62

  • benevolently

    Victor's stress on the term marks it as of particular importance to him and indicates
    that it is also of concern to the novel. With some pathos, Victor will begin the second
    volume by recalling that he had himself "begun life with benevolent intentions" (II:1:1).
    At this point we cannot know how far from disinterested benevolence Victor has strayed.
    In retrospect, however, the novel's readers can easily comprehend why fervent emotions
    would be generated in him by a return to civilized human standards and ethical conduct.

  • 63

  • bestowing on the state sons

    As Walton's first letter opens with an expression of the opposed perspectives of men
    and women (I:L1:1 and note), so this initial paragraph of the first chapter accentuates
    the concern of the patriarchy with replicating itself. Alphonse Frankenstein's sense
    of public purpose is to reproduce himself for the good of the state. By suppressing
    the role of the female in this process, he paradoxically voices what will become his
    son's obsession with creating a new man without the intervention of woman. With that
    creation in mind, however, it does not require of the reader an undue stretching of
    the sense to regard the distinctive tone of this language, so abstracted and clinical,
    as being more characteristic of Victor than of his father.

  • 64

  • bestowing animation upon lifeless matter

    Although not the elixir of life per se (which would give the owner perpetual youth),
    Victor Frankenstein's discovery is related to that fundamental aim of alchemy and
    thus is the culmination of the fascination with the occult sciences that has been
    his ruling passion over the past eight years.

  • 43

  • astonishment of the students

    The condescension Victor so easily adopts toward Professor Krempe here seems to extend
    as well to his peers among the students. Within another chapter we will witness yet
    a further example of how Victor's sense of superiority combines with an almost instinctive
    aversion to those he considers in some sense inferior to him. His observation here
    may thus be intended by Mary Shelley to help prepare us for his sudden rejection of
    the Creature to whom he gives life. Yet it might also be designed to bear a double
    reading: not just that Victor's fellow-students are in awe of his commitment, but
    that they are aware of something neurotic in its intensity.

  • 45

  • at one time for five, and at another for nearly two years

    Justine, we remember from Elizabeth's letter to Victor (I:5:4), had come to imitate
    the expression and demeanor of Caroline Frankenstein. Thus, having lived with the
    Frankenstein family for seven years, which is the age at which William was murdered,
    she has in some sense become a surrogate for his mother who died when William was
    yet an infant. Further in the paragraph, Elizabeth explicitly compares her treatment
    of William as "like [that of] a most affectionate mother."

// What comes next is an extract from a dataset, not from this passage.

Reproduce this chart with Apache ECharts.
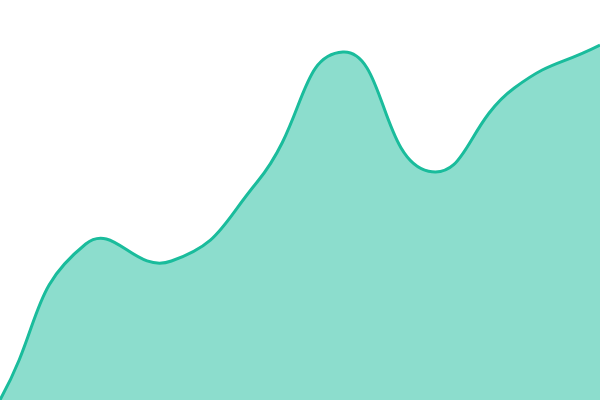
<!DOCTYPE html>
<html><head><meta charset="utf-8">
<script src="https://cdn.jsdelivr.net/npm/echarts@6/dist/echarts.min.js"></script>
<style>html,body{margin:0;padding:0;background:#fff}#c{width:600px;height:400px}</style>
</head><body><div id="c"></div>
<script>
var categories = ['1','2','3','4','5','6','7','8'];
var values = [0, 39, 34.75, 54.5, 87, 57.2, 78, 88.75];
var SMOOTH = 0.5;

function smoothPath(pts, closeY) {
  var n = pts.length, cps = [];
  for (var i = 0; i < n; i++) {
    var p = pts[i], prev = pts[i - 1] || p, next = pts[i + 1] || p;
    var vx = (next[0] - prev[0]) * SMOOTH, vy = (next[1] - prev[1]) * SMOOTH;
    var d0 = Math.hypot(p[0] - prev[0], p[1] - prev[1]);
    var d1 = Math.hypot(next[0] - p[0], next[1] - p[1]);
    var s = d0 + d1; if (s) { d0 /= s; d1 /= s; }
    cps.push({c0: [p[0] - vx * d0, p[1] - vy * d0], c1: [p[0] + vx * d1, p[1] + vy * d1]});
  }
  var d = 'M' + pts[0][0] + ' ' + pts[0][1];
  for (var j = 0; j < n - 1; j++) {
    var a = cps[j].c1, b = cps[j + 1].c0, q = pts[j + 1];
    d += ' C' + a[0] + ' ' + a[1] + ' ' + b[0] + ' ' + b[1] + ' ' + q[0] + ' ' + q[1];
  }
  if (closeY != null) {
    d += ' L' + pts[n - 1][0] + ' ' + closeY + ' L' + pts[0][0] + ' ' + closeY + ' Z';
  }
  return d;
}

var chart = echarts.init(document.getElementById('c'));
chart.setOption({
  animation: false,
  grid: {left: 0, right: 0, top: 0, bottom: 0},
  xAxis: {type: 'category', data: categories, boundaryGap: false, show: false},
  yAxis: {type: 'value', min: 0, max: 100, show: false},
  series: [{
    type: 'custom',
    data: values.map(function (v, i) { return [i, v]; }),
    renderItem: function (params, api) {
      if (params.dataIndex !== 0) return null;
      var pts = values.map(function (v, i) { return api.coord([i, v]); });
      var base = api.coord([0, 0])[1];
      return {
        type: 'group',
        children: [
          {type: 'path', shape: {pathData: smoothPath(pts, base)},
           style: {fill: 'rgba(26,188,156,0.5)', stroke: null}},
          {type: 'path', shape: {pathData: smoothPath(pts, null)},
           style: {fill: null, stroke: '#1abc9c', lineWidth: 3, lineJoin: 'round'}}
        ]
      };
    }
  }]
});
</script></body></html>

    This detail, which has no effect on anyone outside the family circle, would seem intended
    by Mary Shelley to insinuate a class bias into the court proceedings. Although Elizabeth
    speaks of her almost as a member of the family, she is not so seen by the judges or
    the populace of Geneva. Whatever the circumstance that separates her from an equality
    with other family members, the important issue is the very principle of separation
    by which she can be socially cast as a scapegoat.

  • 46

  • His daughter attended him

    The novel slides, seamlessly and without calling attention to itself, from Walton's
    nursing Victor Frankenstein back from a state of near-death to Caroline Beaufort's
    attendance on her despondent father in his decline. Such nurturing is a continual
    necessity in Frankenstein and a measure of a character's capacity for sympathy.

  • 47

  • attended on him

    Walton here assumes the position of ministrant that Clerval held during Victor's "nervous
    fever" in Ingolstadt (I:4:17), pointedly an inversion of customary gender roles. Healers
    are accorded a privileged value in this novel, though by no means in the world that
    encompasses its fiction. Justine Moritz's attendance on Victor's mother in her final
    illness earns for her no particular credence from her judges (I:7:10), and his mother,
    contracting scarlet fever from nursing Elizabeth, dies as a result of her good offices
    (I:2:2)

  • 48

  • August 13th

    The actual events of the novel, it is surprising to realize, take place within the
    next month, with Walton's last letter to Margaret Saville (III:WC:21) being dated
    September 7th.

  • 49

  • a wretch

    Justine is the third character, after the Creature (I:4:2 and I:4:3) and Victor (I:4:5
    and I:6:19), to share this appellation. Perhaps, however, she applies it with a nuanced
    difference of meaning from its usage in their circumstances.

  • 50

  • ballots

    These were wooden balls secretly selected by those judging a trial.